Four years later, the stock response to any data, big data or analytics related question is – “first you build your data lake.” It’s like a flock of lunatics with simple minds who sneak into the rooms of CIO’s late at night and whisper “build a data lake” as they writhe around in a sleepy haze reminiscent of the safety dance, worrying about how to solve their data analytics quandary.
The data lake served companies fantastically well through the data “at rest” and “batch” era, but it’s rapidly becoming the Achilles heel for REAL real-time data analytics.
Parking data first then analyzing it immediately puts companies at a massive disadvantage. When it comes to gaining insights and taking actions as fast as compute can allow, companies relying on stale event data create a total eclipse on visibility, actions, and any possible immediate remediation.
DataTorrent has been helping clients unlock the abilities of analytics on data-in-motion and the philosophy of “shifting left.” The fact is that a data lake is massively important, but its creation shouldn’t be the first step.
Compute and technology advancements allow you to run your analytics, gain your insights and take actions on fresh data as events happen. THEN you can filter forward to a data lake of your making for posthumous analytics. They are not mutually exclusive. Moreover, the data lake and data-in-motion analytics should be holding hands and singing “Let’s Stay Together” as they bask in the bright sunlight of immediate insights.

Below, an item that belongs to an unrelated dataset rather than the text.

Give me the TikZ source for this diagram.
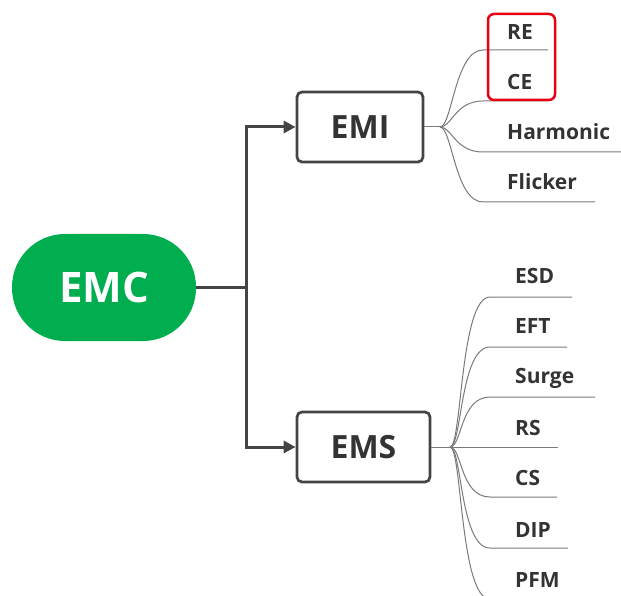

So why aren’t people moving their architecture but are instead becoming victims of cyber-attacks or competitive leap frogging? Well, three main reasons really:
- The incorrect notion that the scale and complexity of the current analytics cannot be run on an even stream-in-motion.
- Nobody in the company is challenging conventional wisdom but rather they are ascribing to the notion of “fat, dumb, and happy” or “if it ain’t broke.”
- The team that manages the analytics is a different team from the stream team, and they don’t want to lose control by moving their work upstream to a different group.
I predict that in the next couple of years this argument will be moot. Either companies will get with the program and recognize that there is a world outside their data lake or their company will be vaguely remembered via Wikipedia.
Oh, and for no special reason other than I am listening to this album right now, I’ve used 20 references off the very first “Now That’s What I Call Music” Vol1 UK edition throughout this blog post. Wonder if you can find them all?
That’s all folks, just don’t forget to give your insights that New Data Smell!